Theorem 9 for the case \(A_3 \subset m\), with the matrix \(A\) the matrix of Toeplitz, is asserted in \((^3)\). With the help of Theorem 9 the following result, due to Zeller \((^4)\), is easily proved:

Theorem 10. If \(c \subset A_3 \subset m\), then \(c=A_3\).

Theorem 8 leads to an analogue of Theorem 10 for fields of absolute summability.

Theorem 11. If \(e \subset A_1 \subset m\) and, for every \(p\), the bounded solutions of the system of equations

\[ \sum_n \tau_n a_{nk}=0 \qquad (k=p,\ p+1,\ldots) \]

are contained in \(e\), then \(A_1 \subset c\).

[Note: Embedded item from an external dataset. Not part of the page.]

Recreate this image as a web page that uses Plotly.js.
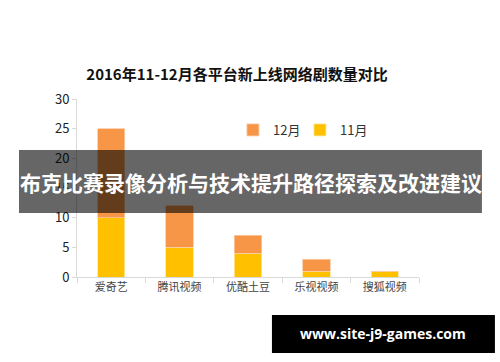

Applying Theorem 8 to methods 1 and 2 and using the results of § 1, we obtain:

Theorem 12. If \((C,\alpha)^{\varphi}_{1}\subset m\), then \((C,\alpha)^{\varphi}_{1}=e\).

Theorem 13. If \((E,\alpha)^{\varphi}_{1}\subset m\), then \((E,\alpha)^{\varphi}_{1}=e\).

§ 3. Introduce on \(c_0\) the norm \(\|\xi\|=\sup_k|\xi_k|\). Then \(c_0\) will be a \(B\)-space. Let \(A\) be a linear continuous operator mapping \(c_0\) into itself. Denote by \(c_n\) the \(n\)-th adjoint \(c_0\)-space and by \(A_n\) the \(n\)-th adjoint operator to \(A\).

Theorem 14. If from \((A_4,x)\in c_0\) it follows that \(x\in c_2\), then from \((A_4,x)\in c_0\) it follows that \(x\in c_0\); moreover, there exists \(q>0\) such that for all \(x\in c_0\)

\[ \|(A_4,x)\|>q\|x\|. \]

Further, it is not difficult to see that the operator \(A_1\) can be represented in the form

\[ \eta=(A_1,\xi),\qquad \eta=\{\eta_n\},\qquad \xi=\{\xi_k\},\qquad \eta_n=\sum_k a_{nk}\xi_k, \]

where the matrix \((a_{nk})\) depends only on the operator \(A\).

Theorem 15. If from \((A_4,x)\in c_1\) it follows that \(x\in c_2\), and for each \(p\) the bounded solutions of the system of equations

\[ \sum_n \tau_n a_{nk}=0 \qquad (k=p,\ p+1,\ldots) \]

are contained in \(c_1\), then from \((A_4,x)\in c_1\) it follows that \(x\in c_0\).

Theorems 14 and 15 are, obviously, in a certain sense analogues of Theorems 10 and 11.

Tartu State University

Received
7 IX 1960

CITED LITERATURE

1. N. Obreshkov, Dokl. Bulgarsk. Akad. Nauk, 8, 1 (1955).
2. K. Zeller, W. Meyer-König, Math. Zs., 66, No. 3 (1956).
3. A. L. Brudno, DAN, 91, No. 2 (1953).
4. K. Zeller, Math. Zs., 53, 5 (1951).